As sisters in Zion, Mormon women are taught to develop feelings of love towards each other. The Relief Society is ideally an organization where “charity never faileth” and close bonds of friendship and sisterhood are cultivated. Sadly, though perhaps not surprisingly, this doesn’t always happen.
Several years ago I was in a ward in which the Relief Society sisters were divided into two camps: women who participated in the book group and women who participated in the play group. I belonged to the book group. We were a relatively small and diverse group composed of graduate students (married and single) and young moms, some who worked and others who stayed at home. We debated, disagreed and developed ideas together as we discussed what we’d read. Our meetings were a source of strength, and sanity for us. Once a month we’d get together to eat and talk. Over the years we laughed and cried together through the triumphs and tragedies each of us faced.
The other group in the Relief Society was the play group. The play group was composed of young stay at home mothers with toddlers at home. Almost all of these women were supporting husbands in school. They met weekly for lunch and to have their children play together. Although I never attended play group, I know that the women involved discussed and developed solutions to practical problems like how to work out cooperative child care arrangements so that each woman could find some personal time or go out with her husband. For many of these young mothers play group was a source of strength and sanity. Once a week they would get together to eat and talk. I imagine they laughed and cried together too since strong and lasting friendships were forged.

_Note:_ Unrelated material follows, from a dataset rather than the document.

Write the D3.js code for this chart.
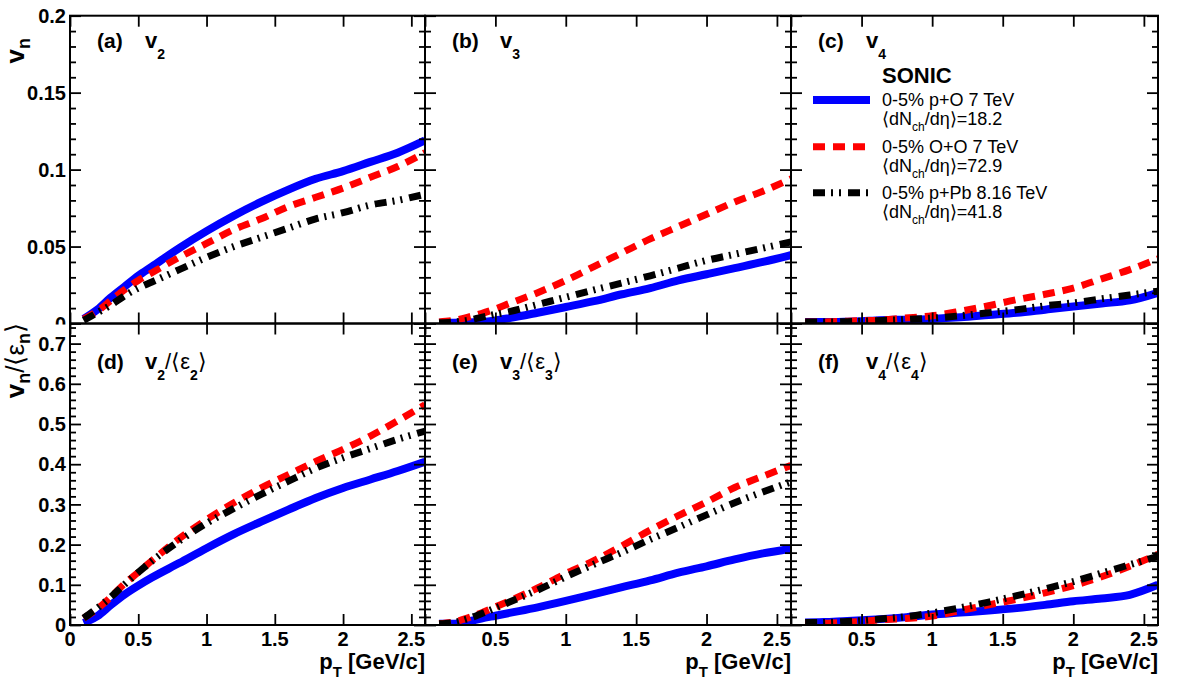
<!DOCTYPE html>
<html><head><meta charset="utf-8">
<script src="https://cdn.jsdelivr.net/npm/d3@7"></script>
<style>
body{margin:0;background:#fff}
svg{display:block}
text{font-family:"Liberation Sans",Arial,Helvetica,sans-serif;fill:#000}
</style>
</head><body>
<svg id="c" width="1182" height="692"></svg>
<script>
// ---------------- data ----------------
const pt = [0.1,0.2,0.3,0.4,0.5,0.6,0.8,1.0,1.2,1.4,1.6,1.8,2.0,2.2,2.4,2.6];

// (a) v2
const v2_pO  = [0.003,0.009,0.017,0.024,0.031,0.037,0.049,0.060,0.070,0.079,0.087,0.094,0.099,0.105,0.111,0.119];
const v2_OO  = [0.003,0.008,0.015,0.022,0.028,0.033,0.043,0.052,0.061,0.068,0.076,0.082,0.088,0.095,0.102,0.111];
const v2_pPb = [0.002,0.007,0.012,0.018,0.023,0.027,0.035,0.043,0.050,0.056,0.062,0.068,0.072,0.077,0.080,0.084];
// (b) v3
const v3_pO  = [0.0005,0.0005,0.0006,0.001,0.002,0.0035,0.007,0.0107,0.0145,0.019,0.023,0.028,0.032,0.036,0.040,0.0445];
const v3_OO  = [0.001,0.002,0.004,0.0065,0.0095,0.013,0.020,0.028,0.037,0.046,0.055,0.063,0.071,0.079,0.086,0.094];
const v3_pPb = [0.0005,0.001,0.002,0.004,0.006,0.0077,0.0124,0.017,0.0218,0.0263,0.031,0.036,0.041,0.045,0.049,0.053];
// (c) v4
const v4_pO  = [0.001,0.001,0.001,0.0012,0.0015,0.002,0.0025,0.003,0.004,0.0055,0.007,0.009,0.011,0.013,0.015,0.020];
const v4_OO  = [0.001,0.001,0.0012,0.0015,0.0018,0.002,0.0035,0.005,0.008,0.0115,0.0155,0.019,0.023,0.029,0.035,0.042];
const v4_pPb = [0.001,0.001,0.001,0.0012,0.0015,0.0018,0.0025,0.0035,0.005,0.007,0.009,0.0115,0.0134,0.016,0.0185,0.021];
// (d) v2/<eps2>
const r2_pO  = [0.005,0.022,0.050,0.076,0.098,0.118,0.154,0.191,0.226,0.257,0.287,0.316,0.341,0.362,0.383,0.406];
const r2_OO  = [0.017,0.040,0.070,0.103,0.131,0.160,0.215,0.262,0.304,0.341,0.374,0.407,0.437,0.470,0.508,0.548];
const r2_pPb = [0.017,0.042,0.070,0.101,0.131,0.159,0.209,0.253,0.290,0.325,0.358,0.390,0.416,0.439,0.462,0.482];
// (e) v3/<eps3>
const r3_pO  = [0.003,0.003,0.008,0.016,0.023,0.030,0.044,0.060,0.077,0.094,0.111,0.130,0.146,0.163,0.178,0.190];
const r3_OO  = [0.003,0.007,0.017,0.030,0.045,0.060,0.092,0.128,0.160,0.197,0.236,0.272,0.306,0.342,0.370,0.397];
const r3_pPb = [0.003,0.006,0.015,0.028,0.042,0.057,0.087,0.120,0.151,0.181,0.213,0.243,0.274,0.304,0.331,0.356];
// (f) v4/<eps4>
const r4_pO  = [0.006,0.007,0.008,0.010,0.012,0.014,0.019,0.026,0.031,0.036,0.042,0.050,0.059,0.066,0.075,0.100];
const r4_OO  = [0.004,0.004,0.005,0.007,0.009,0.012,0.016,0.022,0.036,0.050,0.064,0.080,0.098,0.120,0.146,0.176];
const r4_pPb = [0.006,0.006,0.007,0.009,0.011,0.014,0.020,0.030,0.043,0.057,0.073,0.090,0.108,0.129,0.150,0.171];

const xTicks = [0,0.5,1,1.5,2,2.5];
const yTicksTop = [0,0.05,0.1,0.15,0.2];
const yTicksBot = [0,0.1,0.2,0.3,0.4,0.5,0.6,0.7];
const xDomain = [0,2.6];
const yDomTop = [0,0.2];
const yDomBot = [0,0.75];

const panelLabels = ['(a)','(b)','(c)','(d)','(e)','(f)'];
const harmonics = ['2','3','4','2','3','4'];
const legendSystems = ['0-5% p+O 7 TeV','0-5% O+O 7 TeV','0-5% p+Pb 8.16 TeV'];
const legendMult = ['18.2','72.9','41.8'];

// ---------------- layout / style ----------------
const W = 1182, H = 692;
const colX = [[70,425],[425,791],[791,1158]];
const rowY = [[323.5,15.7],[625,323.5]];
const styles = [
  {color:'#0000ff', w:8, dash:null},
  {color:'#ff0000', w:7, dash:'12,8'},
  {color:'#000000', w:7, dash:'12,6,2,6,2,7'}
];
const panels = [
  {row:0,col:0,data:[v2_pO,v2_OO,v2_pPb]},
  {row:0,col:1,data:[v3_pO,v3_OO,v3_pPb]},
  {row:0,col:2,data:[v4_pO,v4_OO,v4_pPb]},
  {row:1,col:0,data:[r2_pO,r2_OO,r2_pPb]},
  {row:1,col:1,data:[r3_pO,r3_OO,r3_pPb]},
  {row:1,col:2,data:[r4_pO,r4_OO,r4_pPb]}
];

const svg = d3.select('#c');
svg.append('rect').attr('width',W).attr('height',H).attr('fill','#fff');
const defs = svg.append('defs');
defs.append('clipPath').attr('id','topLab').append('rect')
  .attr('x',0).attr('y',0).attr('width',80).attr('height',324.5);

const TICK_W = 1.8;

panels.forEach((p,i)=>{
  const [x0,x1] = colX[p.col];
  const [yb,yt] = rowY[p.row];
  const x = d3.scaleLinear().domain(xDomain).range([x0,x1]);
  const y = d3.scaleLinear().domain(p.row===0?yDomTop:yDomBot).range([yb,yt]);
  const majorsY = p.row===0?yTicksTop:yTicksBot;
  const minorsY = y.ticks(p.row===0?20:40).filter(v=>!majorsY.some(m=>Math.abs(m-v)<1e-9));

  const g = svg.append('g');
  const cid = 'clip'+i;
  defs.append('clipPath').attr('id',cid).append('rect')
    .attr('x',x0).attr('y',yt).attr('width',x1-x0).attr('height',yb-yt);

  // curves
  const line = d3.line().x(d=>x(d[0])).y(d=>y(d[1])).curve(d3.curveMonotoneX);
  const cg = g.append('g').attr('clip-path',`url(#${cid})`);
  p.data.forEach((s,k)=>{
    const st = styles[k];
    cg.append('path')
      .datum(pt.map((v,j)=>[v,s[j]]))
      .attr('d',line)
      .attr('fill','none')
      .attr('stroke',st.color)
      .attr('stroke-width',st.w)
      .attr('stroke-dasharray',st.dash)
      .attr('stroke-linecap','butt')
      .attr('stroke-linejoin','round');
  });

  // ticks
  const axStyle = sel=>{ sel.select('.domain').remove(); sel.selectAll('line').attr('stroke-width',TICK_W); };
  g.append('g').attr('transform',`translate(${x0},0)`)
    .call(d3.axisLeft(y).tickValues(majorsY).tickSize(-11).tickFormat('')).call(axStyle);
  g.append('g').attr('transform',`translate(${x0},0)`)
    .call(d3.axisLeft(y).tickValues(minorsY).tickSize(-6).tickFormat('')).call(axStyle);
  g.append('g').attr('transform',`translate(${x1},0)`)
    .call(d3.axisRight(y).tickValues(majorsY).tickSize(-11).tickFormat('')).call(axStyle);
  g.append('g').attr('transform',`translate(${x1},0)`)
    .call(d3.axisRight(y).tickValues(minorsY).tickSize(-6).tickFormat('')).call(axStyle);
  g.append('g').attr('transform',`translate(0,${yb})`)
    .call(d3.axisBottom(x).tickValues(xTicks).tickSize(-11).tickFormat('')).call(axStyle);
  g.append('g').attr('transform',`translate(0,${yt})`)
    .call(d3.axisTop(x).tickValues(xTicks).tickSize(-11).tickFormat('')).call(axStyle);

  // frame
  g.append('rect').attr('x',x0).attr('y',yt).attr('width',x1-x0).attr('height',yb-yt)
    .attr('fill','none').attr('stroke','#000').attr('stroke-width',2);

  // y tick labels (first column)
  if(p.col===0){
    const lg = g.append('g');
    if(p.row===0) lg.attr('clip-path','url(#topLab)');
    lg.selectAll('text').data(majorsY).join('text')
      .attr('x',x0-4).attr('y',d=>y(d)).attr('dy','0.36em')
      .attr('text-anchor','end').attr('font-weight','bold').attr('font-size',20)
      .text(d=>d3.format('~g')(d));
  }
  // x tick labels (bottom row)
  if(p.row===1){
    g.append('g').selectAll('text').data(xTicks.filter(d=>p.col===0||d>0)).join('text')
      .attr('x',d=>x(d)).attr('y',646).attr('text-anchor','middle')
      .attr('font-weight','bold').attr('font-size',20)
      .text(d=>d3.format('~g')(d));
    const t = g.append('text').attr('x',x1).attr('y',669).attr('text-anchor','end')
      .attr('font-weight','bold').attr('font-size',22);
    t.append('tspan').text('p');
    t.append('tspan').attr('font-size',15).attr('dy',8).text('T');
    t.append('tspan').attr('dy',-8).text(' [GeV/c]');
  }

  // panel label
  const by = p.row===0 ? 48 : 369;
  g.append('text').attr('x',x0+27).attr('y',by).attr('font-weight','bold').attr('font-size',21).text(panelLabels[i]);
  const lt = g.append('text').attr('x',x0+75).attr('y',by).attr('font-weight','bold').attr('font-size',22);
  lt.append('tspan').text('v');
  lt.append('tspan').attr('font-size',14).attr('dy',11).text(harmonics[i]);
  if(p.row===1){
    lt.append('tspan').attr('dy',-11).attr('font-weight','normal').text('/\u27E8\u03B5');
    lt.append('tspan').attr('font-size',14).attr('dy',11).text(harmonics[i]);
    lt.append('tspan').attr('dy',-11).attr('font-weight','normal').text('\u27E9');
  }
});

// y axis titles
const yt1 = svg.append('text').attr('transform','translate(24,38) rotate(-90)')
  .attr('text-anchor','end').attr('font-weight','bold').attr('font-size',26);
yt1.append('tspan').text('v');
yt1.append('tspan').attr('font-size',18).attr('dy',6).text('n');

const yt2 = svg.append('text').attr('transform','translate(24,323) rotate(-90)')
  .attr('text-anchor','end').attr('font-weight','bold').attr('font-size',26);
yt2.append('tspan').text('v');
yt2.append('tspan').attr('font-size',18).attr('dy',6).text('n');
yt2.append('tspan').attr('dy',-6).attr('font-weight','normal').text('/\u27E8\u03B5');
yt2.append('tspan').attr('font-size',18).attr('dy',6).text('n');
yt2.append('tspan').attr('dy',-6).attr('font-weight','normal').text('\u27E9');

// legend in panel (c)
const lg = svg.append('g');
lg.append('text').attr('x',882).attr('y',83).attr('font-weight','bold').attr('font-size',22).text('SONIC');
const entryY = [100,146.7,192.7];
legendSystems.forEach((s,k)=>{
  const st = styles[k];
  lg.append('line').attr('x1',813).attr('x2',870).attr('y1',entryY[k]).attr('y2',entryY[k])
    .attr('stroke',st.color).attr('stroke-width',st.w).attr('stroke-dasharray',st.dash);
  lg.append('text').attr('x',882).attr('y',entryY[k]+6).attr('font-size',18).text(s);
  const t = lg.append('text').attr('x',882).attr('y',entryY[k]+25).attr('font-size',18);
  t.append('tspan').text('\u27E8dN');
  t.append('tspan').attr('font-size',12).attr('dy',6).text('ch');
  t.append('tspan').attr('dy',-6).text('/d\u03B7\u27E9=' + legendMult[k]);
});
</script>
</body></html>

The activities of these two groups were parallel and fulfilled similar needs for the sisters who participated. Nevertheless, these groups turned out to be divisive in our Relief Society because of an unspoken animosity that grew between some of the women in the book group and some of the women in the play group. What was the problem? Here comes the unsurprising part: it turns out that there were women who felt judged and excluded. Some play group women felt judged as mindless, uneducated and uninteresting while some book group women felt judged as self-centered, disobedient, or faithless for pursuing degrees, working, putting off children, or keeping one’s birth name after marriage. The feeling of being judged ultimately led to friction and hostility among some of the sisters and inhibited not only feelings of sisterhood, but also the Spirit in our meetings. Although this situation may be an extreme example, it cannot be considered entirely uncommon since Mormon women often report such feelings (see Janiece Johnson’s article Patriarchy and Contentment) whether or not judgments are actually made.
So, here’s my question: If it is true that Mormon women feel judged, why do they feel so? Here are some possible answers I’ve heard lately:
1.Mormon women, (like all women?) feel judged, because they are judged—especially by other women. Society teaches women to be overly conscious about their appearance, their work, their children and their choices resulting in insecurity which can only be resolved by close and constant competition to assure that you are ahead of the crowd.
2. Mormon women, (like all women?) feel judged not because they are judged by others but because they harshly judge themselves. The feeling of being judged stems from deep insecurity and one’s own judgments which are interpreted as coming from others. (or some other reason why Mormon women feel judged even when they aren’t)
3.Two nights ago at a discussion group a friend (male) suggested that perhaps being judgmental is just part of women’s essential nature. He wasn’t kidding so I had to add this to the list as representing a legitimate possibility to some.